» **Data excerpt**:
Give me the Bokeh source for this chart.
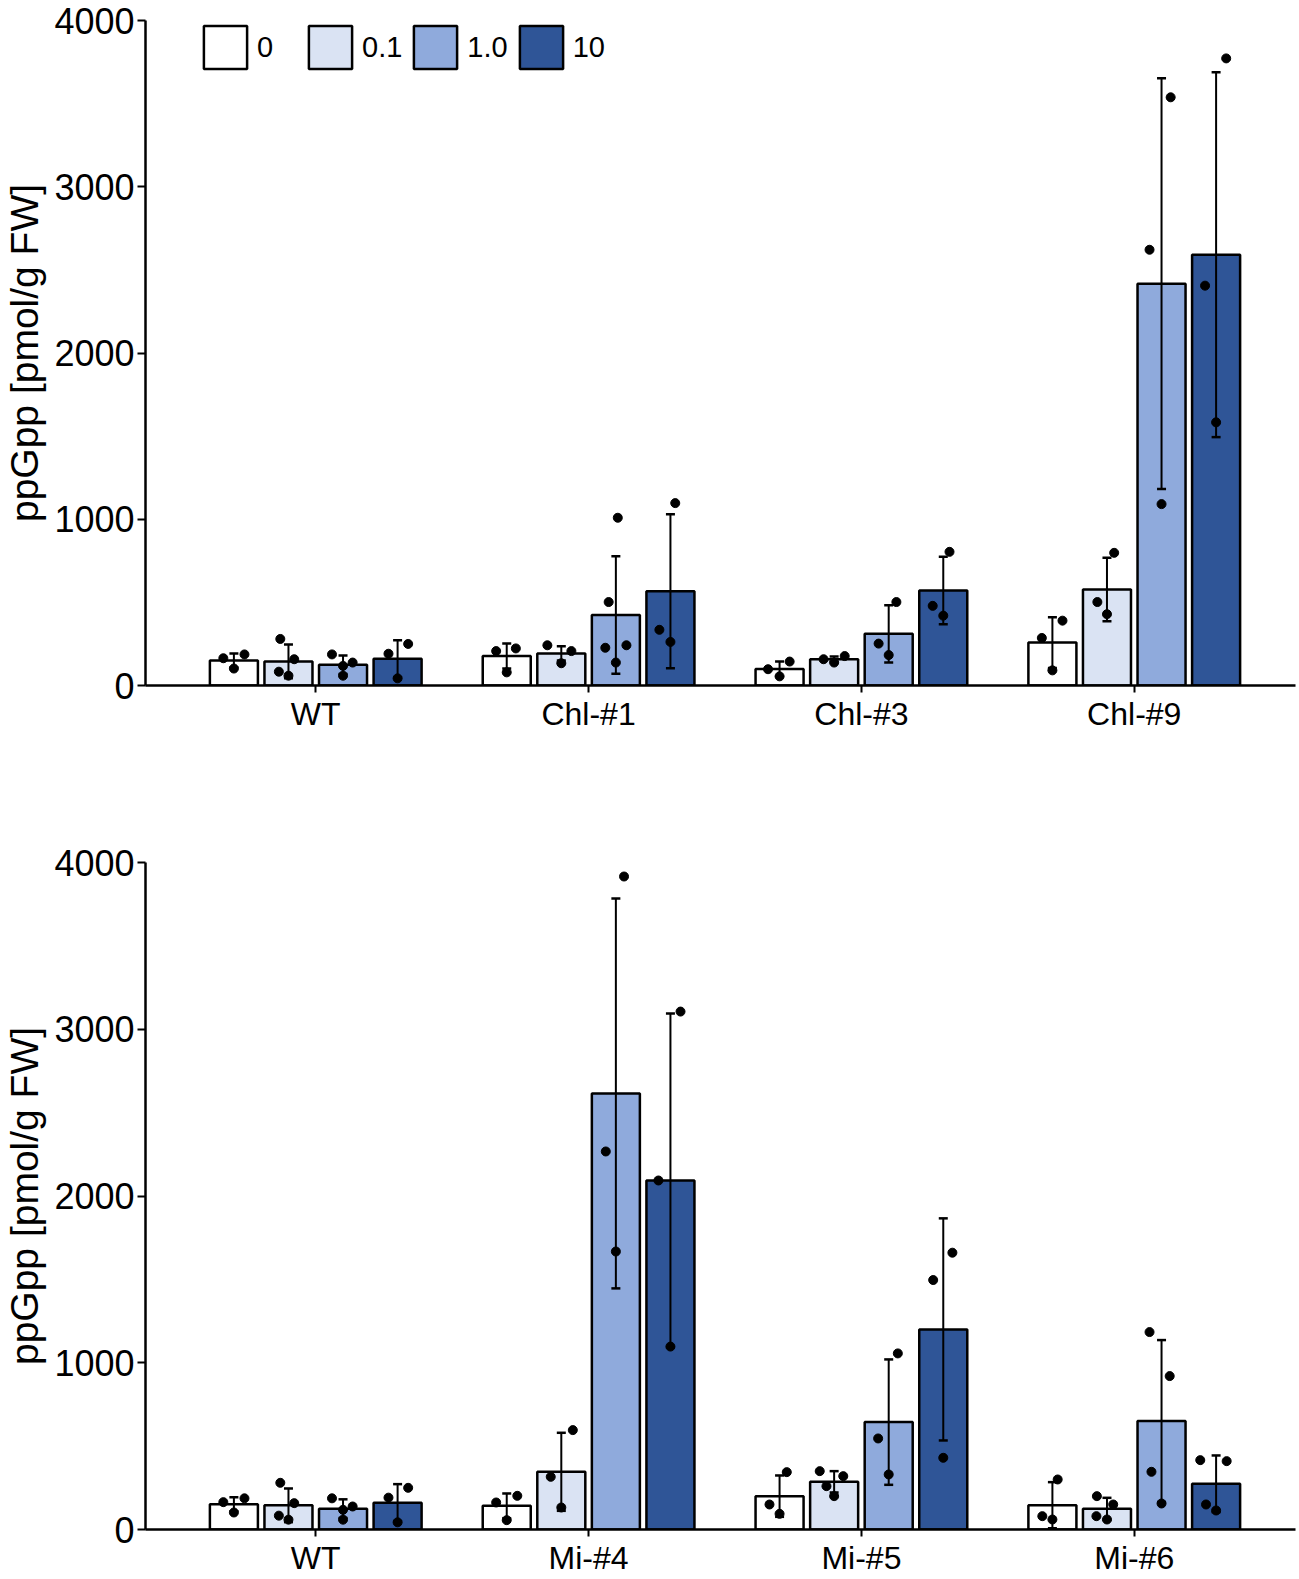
from bokeh.plotting import figure
from bokeh.models import Range1d, FixedTicker, Whisker, TeeHead, ColumnDataSource, Legend, LegendItem
from bokeh.layouts import column
from bokeh.embed import file_html
from bokeh.resources import INLINE

# ---------------- data ----------------
doses = ["0", "0.1", "1.0", "10"]
colors = ["#ffffff", "#dae3f3", "#8faadc", "#2f5597"]

top_lines = ["WT", "Chl-#1", "Chl-#3", "Chl-#9"]
top_mean = [[151, 145, 125, 161],
            [177, 193, 424, 567],
            [100, 158, 311, 571],
            [258, 577, 2417, 2591]]
top_sd = [[42, 101, 56, 111],
          [75, 43, 354, 463],
          [44, 17, 172, 203],
          [152, 191, 1235, 1097]]
top_points = [[[164, 187, 102], [280, 83, 59, 158], [187, 118, 138, 59], [191, 250, 43]],
              [[207, 223, 79], [242, 134, 207], [1009, 502, 227, 242, 138], [1097, 335, 262]],
              [[98, 144, 55], [158, 138, 177], [502, 252, 183], [804, 479, 420]],
              [[286, 390, 91], [798, 502, 429], [2621, 3538, 1091], [3772, 2405, 1583]]]

bot_lines = ["WT", "Mi-#4", "Mi-#5", "Mi-#6"]
bot_mean = [[151, 145, 125, 161],
            [142, 346, 2615, 2093],
            [200, 286, 644, 1200],
            [146, 124, 650, 274]]
bot_sd = [[42, 101, 56, 111],
          [74, 234, 1169, 1001],
          [124, 64, 376, 666],
          [138, 66, 486, 170]]
bot_points = [[[164, 187, 102], [280, 83, 59, 158], [187, 118, 138, 59], [191, 250, 43]],
              [[162, 202, 56], [596, 316, 132], [2267, 1667, 3916], [2093, 3106, 1097]],
              [[150, 344, 94], [350, 320, 260, 200], [1056, 546, 330], [1660, 1496, 430]],
              [[300, 80, 60], [200, 150, 80, 60], [1184, 920, 346, 156], [416, 410, 150, 114]]]

# horizontal jitter of the dots (fraction of bar width)
top_jitter = [[[-0.22, 0.22, 0.0], [-0.17, -0.2, 0.0, 0.12], [-0.23, 0.0, 0.2, 0.0], [-0.19, 0.22, 0.0]],
              [[-0.22, 0.19, 0.0], [-0.29, 0.0, 0.21], [0.04, -0.15, -0.22, 0.22, 0.0], [0.1, -0.23, 0.0]],
              [[-0.24, 0.21, 0.0], [-0.22, 0.0, 0.22], [0.16, -0.21, 0.0], [0.13, -0.22, 0.0]],
              [[-0.22, 0.21, 0.0], [0.15, -0.2, 0.0], [-0.25, 0.19, 0.0], [0.21, -0.23, 0.0]]]
bot_jitter = [[[-0.22, 0.22, 0.0], [-0.17, -0.2, 0.0, 0.12], [-0.23, 0.0, 0.2, 0.0], [-0.19, 0.22, 0.0]],
              [[-0.22, 0.22, 0.0], [0.24, -0.22, 0.0], [-0.21, 0.0, 0.17], [-0.25, 0.21, 0.0]],
              [[-0.21, 0.15, 0.0], [-0.3, 0.19, -0.16, 0.0], [0.19, -0.22, 0.0], [0.19, -0.21, 0.0]],
              [[0.11, -0.21, 0.0], [-0.21, 0.13, -0.22, 0.0], [-0.25, 0.17, -0.21, 0.0], [-0.33, 0.22, -0.21, 0.0]]]

y_ticks = [0, 1000, 2000, 3000, 4000]
y_label = "ppGpp [pmol/g FW]"

FONT = "Liberation Sans"
STEP = 0.2
BAR_W = 0.176
W = 1299


def make_panel(lines, means, sds, points, jitter, height, b_top, b_bottom, legend):
    p = figure(width=W, height=height, output_backend="svg", toolbar_location=None,
               x_range=Range1d(0.376, 4.591), y_range=Range1d(0, 4000),
               min_border_left=142, min_border_right=4,
               min_border_top=b_top, min_border_bottom=b_bottom)
    p.outline_line_color = None
    p.xgrid.visible = False
    p.ygrid.visible = False
    p.background_fill_color = "white"

    renderers = []
    for j, d in enumerate(doses):
        xs = [i + 1 + (j - 1.5) * STEP for i in range(len(lines))]
        tops = [means[i][j] for i in range(len(lines))]
        r = p.vbar(x=xs, top=tops, bottom=0, width=BAR_W, fill_color=colors[j],
                   line_color="black", line_width=2.5)
        renderers.append(r)

    ex, up, lo = [], [], []
    px, py = [], []
    for i in range(len(lines)):
        for j in range(len(doses)):
            x0 = i + 1 + (j - 1.5) * STEP
            ex.append(x0)
            up.append(means[i][j] + sds[i][j])
            lo.append(means[i][j] - sds[i][j])
            for v, jt in zip(points[i][j], jitter[i][j]):
                px.append(x0 + jt * BAR_W)
                py.append(v)
    src = ColumnDataSource(dict(x=ex, upper=up, lower=lo))
    w = Whisker(source=src, base="x", upper="upper", lower="lower",
                line_color="black", line_width=2,
                upper_head=TeeHead(size=9, line_width=2.5, line_color="black"),
                lower_head=TeeHead(size=9, line_width=2.5, line_color="black"),
                level="annotation")
    p.add_layout(w)
    p.scatter(px, py, size=9, color="black")

    # axes
    p.xaxis.ticker = FixedTicker(ticks=[1, 2, 3, 4])
    p.xaxis.major_label_overrides = {i + 1: lab for i, lab in enumerate(lines)}
    p.xaxis.major_label_text_font = FONT
    p.xaxis.major_label_text_font_size = "32px"
    p.xaxis.major_label_text_color = "black"
    p.xaxis.major_label_standoff = 3
    p.xaxis.minor_tick_line_color = None
    p.xaxis.major_tick_in = 0
    p.xaxis.major_tick_out = 7
    p.xaxis.major_tick_line_width = 2
    p.xaxis.axis_line_width = 2.5

    p.yaxis.ticker = FixedTicker(ticks=y_ticks)
    p.yaxis.major_label_text_font = FONT
    p.yaxis.major_label_text_font_size = "36px"
    p.yaxis.major_label_text_color = "black"
    p.yaxis.major_label_standoff = 3
    p.yaxis.minor_tick_line_color = None
    p.yaxis.major_tick_in = 0
    p.yaxis.major_tick_out = 8
    p.yaxis.major_tick_line_width = 2
    p.yaxis.axis_line_width = 2.5
    p.yaxis.axis_label = y_label
    p.yaxis.axis_label_text_font = FONT
    p.yaxis.axis_label_text_font_size = "39px"
    p.yaxis.axis_label_text_font_style = "normal"
    p.yaxis.axis_label_text_color = "black"
    p.yaxis.axis_label_standoff = 5

    if legend:
        lg = Legend(items=[LegendItem(label=d, renderers=[r]) for d, r in zip(doses, renderers)],
                    orientation="horizontal", location="top_left",
                    glyph_width=54, glyph_height=54, label_width=40,
                    label_standoff=5, spacing=6, padding=0, margin=0,
                    border_line_alpha=0, background_fill_alpha=0,
                    label_text_font=FONT, label_text_font_size="29px",
                    label_text_color="black")
        lg.margin = 0
        p.add_layout(lg)
        # shift horizontally to the reference position
        lg.location = (53, 665 - 54)
    return p


# top: frame 20..685 ; bottom: frame 862..1531
p1 = make_panel(top_lines, top_mean, top_sd, top_points, top_jitter,
                height=780, b_top=20, b_bottom=95, legend=True)
p2 = make_panel(bot_lines, bot_mean, bot_sd, bot_points, bot_jitter,
                height=798, b_top=82, b_bottom=47, legend=False)

layout = column(p1, p2, spacing=0)
open("out.html", "w").write(file_html(layout, INLINE))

» **Description of the task**:
Leave out all pictures, then copy the remaining material exactly.

» **Correct result**:
Give me the Bokeh source for this chart.
from bokeh.plotting import figure
from bokeh.models import Range1d, FixedTicker, Whisker, TeeHead, ColumnDataSource, Legend, LegendItem
from bokeh.layouts import column
from bokeh.embed import file_html
from bokeh.resources import INLINE

# ---------------- data ----------------
doses = ["0", "0.1", "1.0", "10"]
colors = ["#ffffff", "#dae3f3", "#8faadc", "#2f5597"]

top_lines = ["WT", "Chl-#1", "Chl-#3", "Chl-#9"]
top_mean = [[151, 145, 125, 161],
            [177, 193, 424, 567],
            [100, 158, 311, 571],
            [258, 577, 2417, 2591]]
top_sd = [[42, 101, 56, 111],
          [75, 43, 354, 463],
          [44, 17, 172, 203],
          [152, 191, 1235, 1097]]
top_points = [[[164, 187, 102], [280, 83, 59, 158], [187, 118, 138, 59], [191, 250, 43]],
              [[207, 223, 79], [242, 134, 207], [1009, 502, 227, 242, 138], [1097, 335, 262]],
              [[98, 144, 55], [158, 138, 177], [502, 252, 183], [804, 479, 420]],
              [[286, 390, 91], [798, 502, 429], [2621, 3538, 1091], [3772, 2405, 1583]]]

bot_lines = ["WT", "Mi-#4", "Mi-#5", "Mi-#6"]
bot_mean = [[151, 145, 125, 161],
            [142, 346, 2615, 2093],
            [200, 286, 644, 1200],
            [146, 124, 650, 274]]
bot_sd = [[42, 101, 56, 111],
          [74, 234, 1169, 1001],
          [124, 64, 376, 666],
          [138, 66, 486, 170]]
bot_points = [[[164, 187, 102], [280, 83, 59, 158], [187, 118, 138, 59], [191, 250, 43]],
              [[162, 202, 56], [596, 316, 132], [2267, 1667, 3916], [2093, 3106, 1097]],
              [[150, 344, 94], [350, 320, 260, 200], [1056, 546, 330], [1660, 1496, 430]],
              [[300, 80, 60], [200, 150, 80, 60], [1184, 920, 346, 156], [416, 410, 150, 114]]]

# horizontal jitter of the dots (fraction of bar width)
top_jitter = [[[-0.22, 0.22, 0.0], [-0.17, -0.2, 0.0, 0.12], [-0.23, 0.0, 0.2, 0.0], [-0.19, 0.22, 0.0]],
              [[-0.22, 0.19, 0.0], [-0.29, 0.0, 0.21], [0.04, -0.15, -0.22, 0.22, 0.0], [0.1, -0.23, 0.0]],
              [[-0.24, 0.21, 0.0], [-0.22, 0.0, 0.22], [0.16, -0.21, 0.0], [0.13, -0.22, 0.0]],
              [[-0.22, 0.21, 0.0], [0.15, -0.2, 0.0], [-0.25, 0.19, 0.0], [0.21, -0.23, 0.0]]]
bot_jitter = [[[-0.22, 0.22, 0.0], [-0.17, -0.2, 0.0, 0.12], [-0.23, 0.0, 0.2, 0.0], [-0.19, 0.22, 0.0]],
              [[-0.22, 0.22, 0.0], [0.24, -0.22, 0.0], [-0.21, 0.0, 0.17], [-0.25, 0.21, 0.0]],
              [[-0.21, 0.15, 0.0], [-0.3, 0.19, -0.16, 0.0], [0.19, -0.22, 0.0], [0.19, -0.21, 0.0]],
              [[0.11, -0.21, 0.0], [-0.21, 0.13, -0.22, 0.0], [-0.25, 0.17, -0.21, 0.0], [-0.33, 0.22, -0.21, 0.0]]]

y_ticks = [0, 1000, 2000, 3000, 4000]
y_label = "ppGpp [pmol/g FW]"

FONT = "Liberation Sans"
STEP = 0.2
BAR_W = 0.176
W = 1299


def make_panel(lines, means, sds, points, jitter, height, b_top, b_bottom, legend):
    p = figure(width=W, height=height, output_backend="svg", toolbar_location=None,
               x_range=Range1d(0.376, 4.591), y_range=Range1d(0, 4000),
               min_border_left=142, min_border_right=4,
               min_border_top=b_top, min_border_bottom=b_bottom)
    p.outline_line_color = None
    p.xgrid.visible = False
    p.ygrid.visible = False
    p.background_fill_color = "white"

    renderers = []
    for j, d in enumerate(doses):
        xs = [i + 1 + (j - 1.5) * STEP for i in range(len(lines))]
        tops = [means[i][j] for i in range(len(lines))]
        r = p.vbar(x=xs, top=tops, bottom=0, width=BAR_W, fill_color=colors[j],
                   line_color="black", line_width=2.5)
        renderers.append(r)

    ex, up, lo = [], [], []
    px, py = [], []
    for i in range(len(lines)):
        for j in range(len(doses)):
            x0 = i + 1 + (j - 1.5) * STEP
            ex.append(x0)
            up.append(means[i][j] + sds[i][j])
            lo.append(means[i][j] - sds[i][j])
            for v, jt in zip(points[i][j], jitter[i][j]):
                px.append(x0 + jt * BAR_W)
                py.append(v)
    src = ColumnDataSource(dict(x=ex, upper=up, lower=lo))
    w = Whisker(source=src, base="x", upper="upper", lower="lower",
                line_color="black", line_width=2,
                upper_head=TeeHead(size=9, line_width=2.5, line_color="black"),
                lower_head=TeeHead(size=9, line_width=2.5, line_color="black"),
                level="annotation")
    p.add_layout(w)
    p.scatter(px, py, size=9, color="black")

    # axes
    p.xaxis.ticker = FixedTicker(ticks=[1, 2, 3, 4])
    p.xaxis.major_label_overrides = {i + 1: lab for i, lab in enumerate(lines)}
    p.xaxis.major_label_text_font = FONT
    p.xaxis.major_label_text_font_size = "32px"
    p.xaxis.major_label_text_color = "black"
    p.xaxis.major_label_standoff = 3
    p.xaxis.minor_tick_line_color = None
    p.xaxis.major_tick_in = 0
    p.xaxis.major_tick_out = 7
    p.xaxis.major_tick_line_width = 2
    p.xaxis.axis_line_width = 2.5

    p.yaxis.ticker = FixedTicker(ticks=y_ticks)
    p.yaxis.major_label_text_font = FONT
    p.yaxis.major_label_text_font_size = "36px"
    p.yaxis.major_label_text_color = "black"
    p.yaxis.major_label_standoff = 3
    p.yaxis.minor_tick_line_color = None
    p.yaxis.major_tick_in = 0
    p.yaxis.major_tick_out = 8
    p.yaxis.major_tick_line_width = 2
    p.yaxis.axis_line_width = 2.5
    p.yaxis.axis_label = y_label
    p.yaxis.axis_label_text_font = FONT
    p.yaxis.axis_label_text_font_size = "39px"
    p.yaxis.axis_label_text_font_style = "normal"
    p.yaxis.axis_label_text_color = "black"
    p.yaxis.axis_label_standoff = 5

    if legend:
        lg = Legend(items=[LegendItem(label=d, renderers=[r]) for d, r in zip(doses, renderers)],
                    orientation="horizontal", location="top_left",
                    glyph_width=54, glyph_height=54, label_width=40,
                    label_standoff=5, spacing=6, padding=0, margin=0,
                    border_line_alpha=0, background_fill_alpha=0,
                    label_text_font=FONT, label_text_font_size="29px",
                    label_text_color="black")
        lg.margin = 0
        p.add_layout(lg)
        # shift horizontally to the reference position
        lg.location = (53, 665 - 54)
    return p


# top: frame 20..685 ; bottom: frame 862..1531
p1 = make_panel(top_lines, top_mean, top_sd, top_points, top_jitter,
                height=780, b_top=20, b_bottom=95, legend=True)
p2 = make_panel(bot_lines, bot_mean, bot_sd, bot_points, bot_jitter,
                height=798, b_top=82, b_bottom=47, legend=False)

layout = column(p1, p2, spacing=0)
open("out.html", "w").write(file_html(layout, INLINE))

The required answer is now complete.